In dit boek beschrijft Agnes Meijs nog veel meer manieren om kinderen blij het bos in te krijgen: sporen zoeken, sluipen, eetbare planten zoeken, hutten bouwen en er zelfs een nacht in slapen zijn maar enkele van de vele inspirerende voorbeelden. Haar uitgangspunt hierbij is dat topervaringen in de natuur je hele leven positief doorwerken.De ervaring van het ‘oergevoel’, de fascinatie voor het (over)leven in de natuur, is daarbij essentieel en niet eens zo moeilijk op te roepen met diverse spel- en werkvormen.
Om de link met ‘oer’, de prehistorie, te leggen, zijn de activiteiten verdeeld in ‘de oervaardigheden van de jagers/verzamelaars’ en ‘de oervaardighedenvan de vroege boeren’. De jagers/verzamelaarsactiviteiten zijn in
bijna elk bos of stuk natuur uitvoerbaar, voor de boerenvaardigheden heb je toch al snel een educatief erf of op z’n minst een flinke tuin nodig. Voor veel VAEE-leden is dit natuurlijk geen probleem, omdat zij op een dergelijk erf werken.(noot A.Meijs: bv het Archeon, Historisch Openlucht Museum Eindhoven, Prehistorisch dorp Lelystad, Dongen etc) Voor hen zal er echter weinig nieuws in dit hoofdstuk staan:
brood bakken, vuur maken, pottenbakken, smeden, spinnen en vilten doen zij waarschijnlijk al. Mocht dat niet zo zijn, dan zijn de knutseltips in dit boek helaas niet uitgebreid genoeg om op basis daarvan aan de slag te kunnen.
De tekst in het boek is wel vaker iets te kort door de bocht om direct toepasbaar te zijn. Dit geldt zowel voor de theoretische achtergrond van de natuurbeleving als voor de informatie over de prehistorie. Gelukkig zit
er een uitgebreide literatuurlijst achterin het boek voor mensen die meer willen weten.
Het boek is geschreven vanuit Agnes’ persoonlijke ervaringen met verschillende vormen van natuureducatie en het werk op educatieve erven. Aan de ene kant maakt deze persoonlijke benadering het boek overtuigend, maar soms is het ook storend of irrelevant. Al is dat natuurlijk weer mijn persoonlijke mening.

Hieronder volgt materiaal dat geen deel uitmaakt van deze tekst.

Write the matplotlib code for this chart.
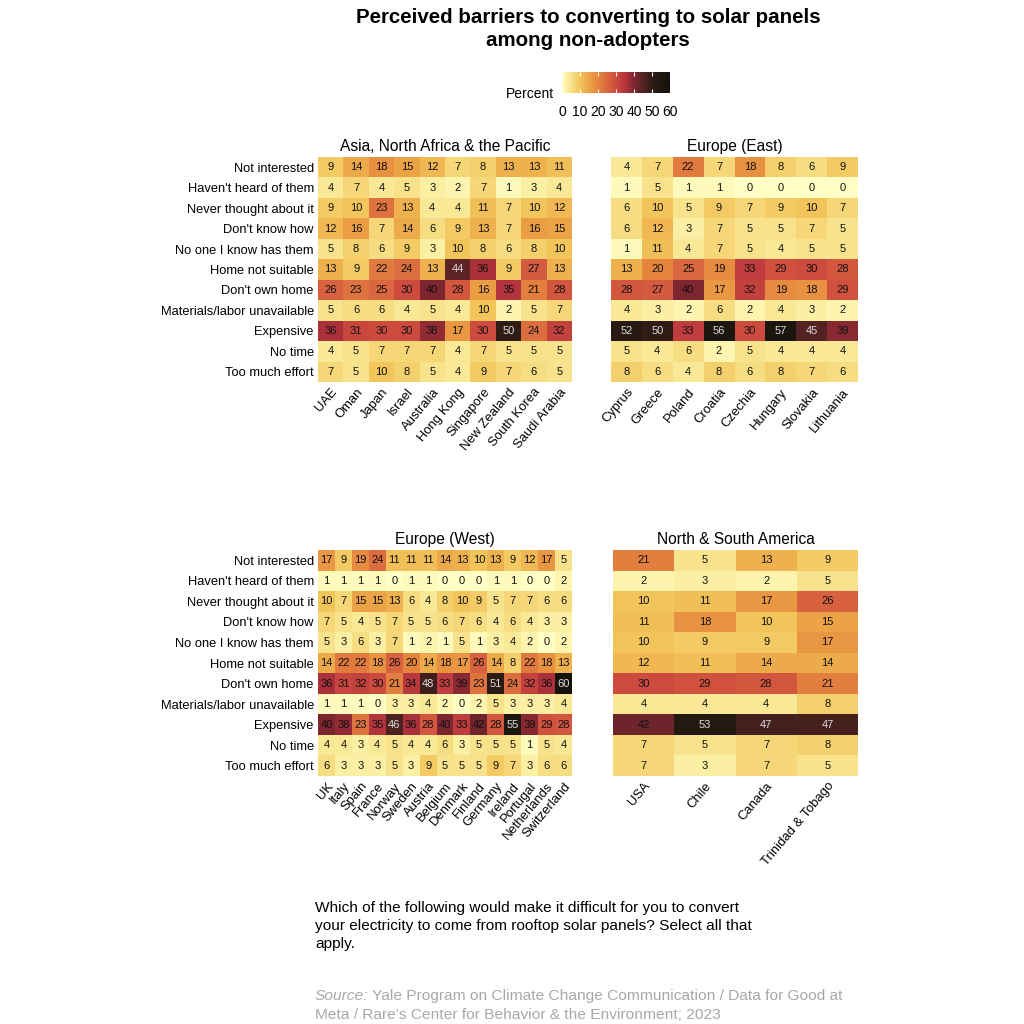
import numpy as np
import matplotlib
matplotlib.use("Agg")
import matplotlib.pyplot as plt
from matplotlib.colors import LinearSegmentedColormap, Normalize
import matplotlib.colorbar as mcolorbar

plt.rcParams['font.family'] = ['Liberation Sans', 'DejaVu Sans']

barriers = ["Not interested", "Haven't heard of them", "Never thought about it",
            "Don't know how", "No one I know has them", "Home not suitable",
            "Don't own home", "Materials/labor unavailable", "Expensive",
            "No time", "Too much effort"]

asia_countries = ["UAE", "Oman", "Japan", "Israel", "Australia", "Hong Kong",
                  "Singapore", "New Zealand", "South Korea", "Saudi Arabia"]
asia_values = [
    [9, 14, 18, 15, 12, 7, 8, 13, 13, 11],
    [4, 7, 4, 5, 3, 2, 7, 1, 3, 4],
    [9, 10, 23, 13, 4, 4, 11, 7, 10, 12],
    [12, 16, 7, 14, 6, 9, 13, 7, 16, 15],
    [5, 8, 6, 9, 3, 10, 8, 6, 8, 10],
    [13, 9, 22, 24, 13, 44, 36, 9, 27, 13],
    [26, 23, 25, 30, 40, 28, 16, 35, 21, 28],
    [5, 6, 6, 4, 5, 4, 10, 2, 5, 7],
    [36, 31, 30, 30, 38, 17, 30, 50, 24, 32],
    [4, 5, 7, 7, 7, 4, 7, 5, 5, 5],
    [7, 5, 10, 8, 5, 4, 9, 7, 6, 5],
]

east_countries = ["Cyprus", "Greece", "Poland", "Croatia", "Czechia", "Hungary",
                  "Slovakia", "Lithuania"]
east_values = [
    [4, 7, 22, 7, 18, 8, 6, 9],
    [1, 5, 1, 1, 0, 0, 0, 0],
    [6, 10, 5, 9, 7, 9, 10, 7],
    [6, 12, 3, 7, 5, 5, 7, 5],
    [1, 11, 4, 7, 5, 4, 5, 5],
    [13, 20, 25, 19, 33, 29, 30, 28],
    [28, 27, 40, 17, 32, 19, 18, 29],
    [4, 3, 2, 6, 2, 4, 3, 2],
    [52, 50, 33, 56, 30, 57, 45, 39],
    [5, 4, 6, 2, 5, 4, 4, 4],
    [8, 6, 4, 8, 6, 8, 7, 6],
]

west_countries = ["UK", "Italy", "Spain", "France", "Norway", "Sweden", "Austria",
                  "Belgium", "Denmark", "Finland", "Germany", "Ireland", "Portugal",
                  "Netherlands", "Switzerland"]
west_values = [
    [17, 9, 19, 24, 11, 11, 11, 14, 13, 10, 13, 9, 12, 17, 5],
    [1, 1, 1, 1, 0, 1, 1, 0, 0, 0, 1, 1, 0, 0, 2],
    [10, 7, 15, 15, 13, 6, 4, 8, 10, 9, 5, 7, 7, 6, 6],
    [7, 5, 4, 5, 7, 5, 5, 6, 7, 6, 4, 6, 4, 3, 3],
    [5, 3, 6, 3, 7, 1, 2, 1, 5, 1, 3, 4, 2, 0, 2],
    [14, 22, 22, 18, 26, 20, 14, 18, 17, 26, 14, 8, 22, 18, 13],
    [36, 31, 32, 30, 21, 34, 48, 33, 39, 23, 51, 24, 32, 36, 60],
    [1, 1, 1, 0, 3, 3, 4, 2, 0, 2, 5, 3, 3, 3, 4],
    [40, 38, 23, 35, 46, 36, 28, 40, 33, 42, 28, 55, 39, 29, 28],
    [4, 4, 3, 4, 5, 4, 4, 6, 3, 5, 5, 5, 1, 5, 4],
    [6, 3, 3, 3, 5, 3, 9, 5, 5, 5, 9, 7, 3, 6, 6],
]

america_countries = ["USA", "Chile", "Canada", "Trinidad & Tobago"]
america_values = [
    [21, 5, 13, 9],
    [2, 3, 2, 5],
    [10, 11, 17, 26],
    [11, 18, 10, 15],
    [10, 9, 9, 17],
    [12, 11, 14, 14],
    [30, 29, 28, 21],
    [4, 4, 4, 8],
    [42, 53, 47, 47],
    [7, 5, 7, 8],
    [7, 3, 7, 5],
]

panel_titles = ["Asia, North Africa & the Pacific", "Europe (East)",
                "Europe (West)", "North & South America"]

cmap_stops = [
    (0.0, "#FFFFC6"), (5/60, "#F8E28A"), (10/60, "#F2C45A"), (15/60, "#ECA346"),
    (20/60, "#E5853D"), (25/60, "#DA6740"), (30/60, "#CE4B3F"), (35/60, "#B5343D"),
    (40/60, "#7E2630"), (45/60, "#552222"), (50/60, "#2F1C15"), (55/60, "#1E170F"),
    (1.0, "#15120B"),
]
cmap = LinearSegmentedColormap.from_list("heat", cmap_stops)
norm = Normalize(0, 60)

W = H = 1024
fig = plt.figure(figsize=(10.24, 10.24), dpi=100)


def px_axes(x0, y0, x1, y1):
    return fig.add_axes([x0 / W, 1 - y1 / H, (x1 - x0) / W, (y1 - y0) / H])


def draw_panel(rect, countries, values, title, show_y):
    ax = px_axes(*rect)
    data = np.array(values, dtype=float)
    nr, nc = data.shape
    ax.pcolormesh(np.arange(nc + 1), np.arange(nr + 1), data, cmap=cmap, norm=norm,
                  edgecolor='none', linewidth=0)
    ax.set_xlim(0, nc)
    ax.set_ylim(nr, 0)
    for i in range(nr):
        for j in range(nc):
            v = data[i, j]
            col = "#DDDDDD" if v >= 43 else "#111111"
            ax.text(j + 0.5, i + 0.5, f"{int(v)}", ha='center', va='center',
                    fontsize=8, color=col)
    ax.set_xticks(np.arange(nc) + 0.5)
    ax.set_xticklabels(countries, rotation=50, ha='right', va='top',
                       rotation_mode='anchor', fontsize=9.4)
    ax.set_yticks(np.arange(nr) + 0.5)
    if show_y:
        ax.set_yticklabels(barriers, fontsize=9.3)
    else:
        ax.set_yticklabels([])
    ax.tick_params(length=0, pad=3)
    for s in ax.spines.values():
        s.set_visible(False)
    ax.set_title(title, fontsize=11.2, pad=4)
    return ax


draw_panel((318, 157, 572, 382), asia_countries, asia_values, panel_titles[0], True)
draw_panel((611, 157, 858, 382), east_countries, east_values, panel_titles[1], False)
draw_panel((318, 550, 572, 776), west_countries, west_values, panel_titles[2], True)
draw_panel((613, 550, 858, 776), america_countries, america_values, panel_titles[3], False)

# title
fig.text(588 / W, 1 - 8 / H, "Perceived barriers to converting to solar panels\namong non-adopters",
         ha='center', va='top', fontsize=14.8, fontweight='bold', linespacing=1.25)

# colorbar
cax = px_axes(562, 72, 670, 93)
cb = mcolorbar.ColorbarBase(cax, cmap=cmap, norm=norm, orientation='horizontal',
                            ticks=[0, 10, 20, 30, 40, 50, 60])
cb.outline.set_visible(False)
cax.tick_params(axis='x', direction='in', length=3, color='white', width=0.8,
                labelsize=10, pad=9, top=True, bottom=True)
fig.text(554 / W, 1 - 94 / H, "Percent", ha='right', va='center', fontsize=10)

# caption
fig.text(315 / W, 1 - 901 / H,
         "Which of the following would make it difficult for you to convert\n"
         "your electricity to come from rooftop solar panels? Select all that\n"
         "apply.", ha='left', va='top', fontsize=11.1, linespacing=1.38)

src_y = 1 - 989 / H
t = fig.text(315 / W, src_y, "Source:", ha='left', va='top', fontsize=11.15,
             style='italic', color='#A8A8A8')
fig.canvas.draw()
bb = t.get_window_extent()
x_after = bb.x1 / (W)
fig.text(x_after, src_y,
         " Yale Program on Climate Change Communication / Data for Good at",
         ha='left', va='top', fontsize=11.15, color='#A8A8A8')
fig.text(315 / W, src_y - 19 / H,
         "Meta / Rare\u2019s Center for Behavior & the Environment; 2023",
         ha='left', va='top', fontsize=11.15, color='#A8A8A8')

fig.savefig("out.png", dpi=100, facecolor='white')
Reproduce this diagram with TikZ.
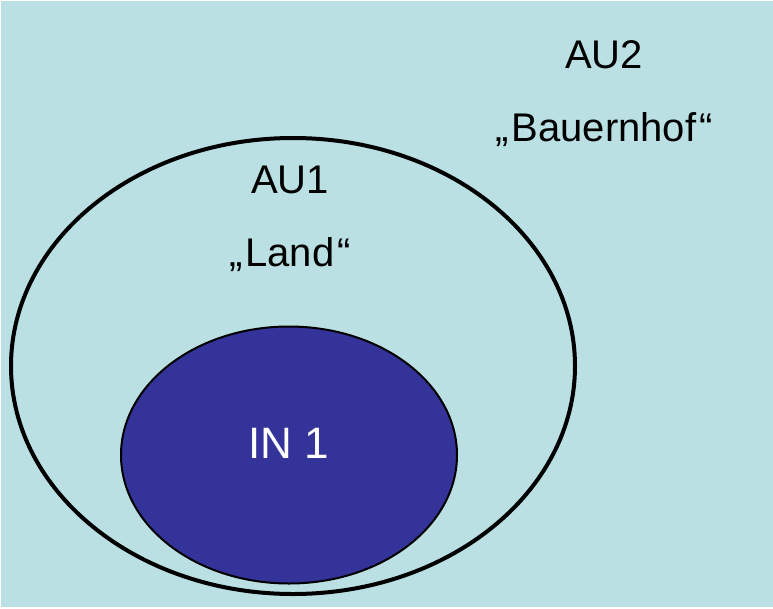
\documentclass[tikz,border=0pt]{standalone}
\usepackage{fontspec}
\setmainfont{Liberation Sans}
\usepackage{tikz}
\usetikzlibrary{shapes.geometric}
\usetikzlibrary{positioning}
\tikzset{
    area/.style={
           ellipse,
           draw=black,
           inner sep=0pt,
           text centered
           },
    areatext/.style={
           inner sep=0pt,
           text=black,
           font=\fontsize{40}{48}\selectfont
           },
}
\definecolor{pale}{HTML}{BAE0E3}
\definecolor{navy}{HTML}{333399}

\begin{document}
\begin{tikzpicture}[x=1pt,y=-1pt]

\useasboundingbox (0,0) rectangle (773,608);
\fill[pale] (1,1) rectangle (773,607);

 % outer area
\node[area, line width=4pt, minimum width=564pt, minimum height=456pt] (AUONE) at (293,366) {};

 % inner area
\node[area, line width=2pt, fill=navy, minimum width=336pt, minimum height=257pt] (INONE) at (289,455) {};

\node[areatext, text=white, font=\fontsize{44}{52}\selectfont] (INTEXT) at (289,443) {IN 1};

\node[areatext] (AUONENAME) at (290,180) {AU1};
\node[areatext, below=43pt of AUONENAME.south, anchor=north] (AUONELAND) {„\kern3pt Land\kern3pt“};

\node[areatext] (AUTWONAME) at (604,55) {AU2};
\node[areatext, below=43pt of AUTWONAME.south, anchor=north] (AUTWOHOF) {„\kern3pt Bauernhof\kern3pt“};

\end{tikzpicture}
\end{document}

Ondanks deze tekortkomingen is het boek een aanrader voor iedereen die zich bezighoudt met archeologie (of natuur) en educatie, om een hele simpele reden: het zet je aan het denken over je eigen manier van werken. Zijn we niet teveel gericht op kennisoverdracht in plaats van beleving? Hoe kunnen we kinderen (en volwassenen) ‘topervaringen’ laten beleven, zodat het verleden echt betekenis voor ze krijgt? Misschien een mooi onderwerp voor een bijeenkomst van de werkgroep Educatie?!